**WRITTEN TASK**: Skip the pictures and quote all of the lines exactly.

**SUPPLIED MATERIAL**:
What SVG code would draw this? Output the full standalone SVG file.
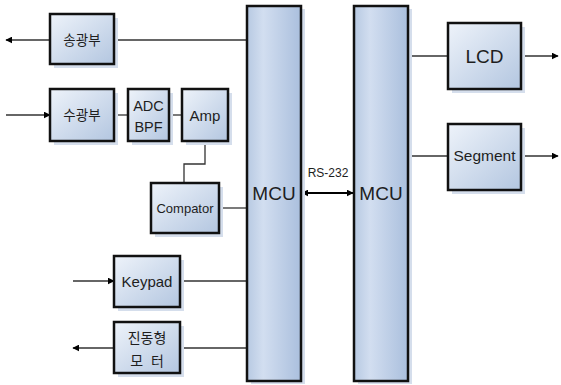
<svg xmlns="http://www.w3.org/2000/svg" width="561" height="385" viewBox="0 0 561 385">
<defs>
<linearGradient id="g" x1="0" y1="0" x2="1" y2="1">
<stop offset="0" stop-color="#eef3fa"/>
<stop offset="1" stop-color="#b3c6e0"/>
</linearGradient>
<linearGradient id="gv" x1="0" y1="0" x2="1" y2="0">
<stop offset="0" stop-color="#b7c9e2"/>
<stop offset="0.3" stop-color="#d2def0"/>
<stop offset="1" stop-color="#aabfdd"/>
</linearGradient>
<marker id="ah" viewBox="0 0 10 10" refX="9" refY="5" markerWidth="7" markerHeight="7" orient="auto-start-reverse" markerUnits="userSpaceOnUse">
<path d="M0,0 L10,5 L0,10 z" fill="#000"/>
</marker>
</defs>
<style>
.box{fill:url(#g);stroke:#111;stroke-width:2.5}
.mcu{fill:url(#gv);stroke:#111;stroke-width:2.5}
.sh{fill:#d5deec}
.t{font-family:"Liberation Sans","Noto Sans CJK KR",sans-serif;fill:#1e1e1e;text-anchor:middle}
.w{stroke:#333;stroke-width:1.3;fill:none}
</style>
<rect width="561" height="385" fill="#fff"/>
<g id="connectors">
<line class="w" x1="114" y1="40" x2="247" y2="40"/>
<line class="w" x1="50" y1="40" x2="6" y2="40" marker-end="url(#ah)"/>
<line class="w" x1="6" y1="115" x2="50" y2="115" marker-end="url(#ah)"/>
<line class="w" x1="114" y1="115" x2="128" y2="115"/>
<line class="w" x1="169" y1="115" x2="182" y2="115"/>
<polyline class="w" points="205,141 205,164 184,164 184,183"/>
<line class="w" x1="219" y1="208" x2="247" y2="208"/>
<line class="w" x1="73" y1="281" x2="114" y2="281" marker-end="url(#ah)"/>
<line class="w" x1="180" y1="281" x2="247" y2="281"/>
<line class="w" x1="114" y1="348" x2="73" y2="348" marker-end="url(#ah)"/>
<line class="w" x1="180" y1="348" x2="247" y2="348"/>
<line stroke="#000" stroke-width="2" x1="302" y1="193" x2="353" y2="193" marker-start="url(#ah)" marker-end="url(#ah)"/>
<line class="w" x1="408" y1="56" x2="448" y2="56"/>
<line class="w" x1="521" y1="56" x2="558" y2="56" marker-end="url(#ah)"/>
<line class="w" x1="408" y1="156" x2="448" y2="156"/>
<line class="w" x1="521" y1="156" x2="558" y2="156" marker-end="url(#ah)"/>
<text class="t" x="328" y="177" font-size="12">RS-232</text>
</g>
<g id="songgwangbu"><rect class="sh" x="54" y="18" width="64" height="50"/><rect class="box" x="50" y="14" width="64" height="50"/><text class="t" x="82" y="45" font-size="13.5">송광부</text></g>
<g id="sugwangbu"><rect class="sh" x="54" y="93" width="64" height="52"/><rect class="box" x="50" y="89" width="64" height="52"/><text class="t" x="82" y="120" font-size="13.5">수광부</text></g>
<g id="adcbpf"><rect class="sh" x="132" y="93" width="41" height="52"/><rect class="box" x="128" y="89" width="41" height="52"/><text class="t" x="148.5" y="111" font-size="14.5">ADC</text><text class="t" x="148.5" y="132" font-size="14.5">BPF</text></g>
<g id="amp"><rect class="sh" x="186" y="93" width="46" height="52"/><rect class="box" x="182" y="89" width="46" height="52"/><text class="t" x="205" y="121" font-size="15">Amp</text></g>
<g id="compator"><rect class="sh" x="155" y="187" width="68" height="50"/><rect class="box" x="151" y="183" width="68" height="50"/><text class="t" x="185" y="213" font-size="13">Compator</text></g>
<g id="keypad"><rect class="sh" x="118" y="260" width="66" height="51"/><rect class="box" x="114" y="256" width="66" height="51"/><text class="t" x="147" y="287" font-size="15">Keypad</text></g>
<g id="motor"><rect class="sh" x="118" y="326" width="66" height="51"/><rect class="box" x="114" y="322" width="66" height="51"/><text class="t" x="147" y="343" font-size="14">진동형</text><text class="t" x="147" y="366" font-size="14" xml:space="preserve">모  터</text></g>
<g id="mcu1"><rect class="sh" x="251" y="9" width="54" height="375"/><rect class="mcu" x="247" y="6" width="54" height="375"/><text class="t" x="274" y="200" font-size="19">MCU</text></g>
<g id="mcu2"><rect class="sh" x="358" y="9" width="54" height="375"/><rect class="mcu" x="354" y="6" width="54" height="375"/><text class="t" x="381" y="200" font-size="19">MCU</text></g>
<g id="lcd"><rect class="sh" x="452" y="27" width="73" height="66"/><rect class="box" x="448" y="23" width="73" height="66"/><text class="t" x="484.5" y="63" font-size="19">LCD</text></g>
<g id="segment"><rect class="sh" x="452" y="128" width="73" height="66"/><rect class="box" x="448" y="124" width="73" height="66"/><text class="t" x="484.5" y="161" font-size="15.5">Segment</text></g>
</svg>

**OUTPUT BELOW**:
What SVG code would draw this? Output the full standalone SVG file.
<svg xmlns="http://www.w3.org/2000/svg" width="561" height="385" viewBox="0 0 561 385">
<defs>
<linearGradient id="g" x1="0" y1="0" x2="1" y2="1">
<stop offset="0" stop-color="#eef3fa"/>
<stop offset="1" stop-color="#b3c6e0"/>
</linearGradient>
<linearGradient id="gv" x1="0" y1="0" x2="1" y2="0">
<stop offset="0" stop-color="#b7c9e2"/>
<stop offset="0.3" stop-color="#d2def0"/>
<stop offset="1" stop-color="#aabfdd"/>
</linearGradient>
<marker id="ah" viewBox="0 0 10 10" refX="9" refY="5" markerWidth="7" markerHeight="7" orient="auto-start-reverse" markerUnits="userSpaceOnUse">
<path d="M0,0 L10,5 L0,10 z" fill="#000"/>
</marker>
</defs>
<style>
.box{fill:url(#g);stroke:#111;stroke-width:2.5}
.mcu{fill:url(#gv);stroke:#111;stroke-width:2.5}
.sh{fill:#d5deec}
.t{font-family:"Liberation Sans","Noto Sans CJK KR",sans-serif;fill:#1e1e1e;text-anchor:middle}
.w{stroke:#333;stroke-width:1.3;fill:none}
</style>
<rect width="561" height="385" fill="#fff"/>
<g id="connectors">
<line class="w" x1="114" y1="40" x2="247" y2="40"/>
<line class="w" x1="50" y1="40" x2="6" y2="40" marker-end="url(#ah)"/>
<line class="w" x1="6" y1="115" x2="50" y2="115" marker-end="url(#ah)"/>
<line class="w" x1="114" y1="115" x2="128" y2="115"/>
<line class="w" x1="169" y1="115" x2="182" y2="115"/>
<polyline class="w" points="205,141 205,164 184,164 184,183"/>
<line class="w" x1="219" y1="208" x2="247" y2="208"/>
<line class="w" x1="73" y1="281" x2="114" y2="281" marker-end="url(#ah)"/>
<line class="w" x1="180" y1="281" x2="247" y2="281"/>
<line class="w" x1="114" y1="348" x2="73" y2="348" marker-end="url(#ah)"/>
<line class="w" x1="180" y1="348" x2="247" y2="348"/>
<line stroke="#000" stroke-width="2" x1="302" y1="193" x2="353" y2="193" marker-start="url(#ah)" marker-end="url(#ah)"/>
<line class="w" x1="408" y1="56" x2="448" y2="56"/>
<line class="w" x1="521" y1="56" x2="558" y2="56" marker-end="url(#ah)"/>
<line class="w" x1="408" y1="156" x2="448" y2="156"/>
<line class="w" x1="521" y1="156" x2="558" y2="156" marker-end="url(#ah)"/>
<text class="t" x="328" y="177" font-size="12">RS-232</text>
</g>
<g id="songgwangbu"><rect class="sh" x="54" y="18" width="64" height="50"/><rect class="box" x="50" y="14" width="64" height="50"/><text class="t" x="82" y="45" font-size="13.5">송광부</text></g>
<g id="sugwangbu"><rect class="sh" x="54" y="93" width="64" height="52"/><rect class="box" x="50" y="89" width="64" height="52"/><text class="t" x="82" y="120" font-size="13.5">수광부</text></g>
<g id="adcbpf"><rect class="sh" x="132" y="93" width="41" height="52"/><rect class="box" x="128" y="89" width="41" height="52"/><text class="t" x="148.5" y="111" font-size="14.5">ADC</text><text class="t" x="148.5" y="132" font-size="14.5">BPF</text></g>
<g id="amp"><rect class="sh" x="186" y="93" width="46" height="52"/><rect class="box" x="182" y="89" width="46" height="52"/><text class="t" x="205" y="121" font-size="15">Amp</text></g>
<g id="compator"><rect class="sh" x="155" y="187" width="68" height="50"/><rect class="box" x="151" y="183" width="68" height="50"/><text class="t" x="185" y="213" font-size="13">Compator</text></g>
<g id="keypad"><rect class="sh" x="118" y="260" width="66" height="51"/><rect class="box" x="114" y="256" width="66" height="51"/><text class="t" x="147" y="287" font-size="15">Keypad</text></g>
<g id="motor"><rect class="sh" x="118" y="326" width="66" height="51"/><rect class="box" x="114" y="322" width="66" height="51"/><text class="t" x="147" y="343" font-size="14">진동형</text><text class="t" x="147" y="366" font-size="14" xml:space="preserve">모  터</text></g>
<g id="mcu1"><rect class="sh" x="251" y="9" width="54" height="375"/><rect class="mcu" x="247" y="6" width="54" height="375"/><text class="t" x="274" y="200" font-size="19">MCU</text></g>
<g id="mcu2"><rect class="sh" x="358" y="9" width="54" height="375"/><rect class="mcu" x="354" y="6" width="54" height="375"/><text class="t" x="381" y="200" font-size="19">MCU</text></g>
<g id="lcd"><rect class="sh" x="452" y="27" width="73" height="66"/><rect class="box" x="448" y="23" width="73" height="66"/><text class="t" x="484.5" y="63" font-size="19">LCD</text></g>
<g id="segment"><rect class="sh" x="452" y="128" width="73" height="66"/><rect class="box" x="448" y="124" width="73" height="66"/><text class="t" x="484.5" y="161" font-size="15.5">Segment</text></g>
</svg>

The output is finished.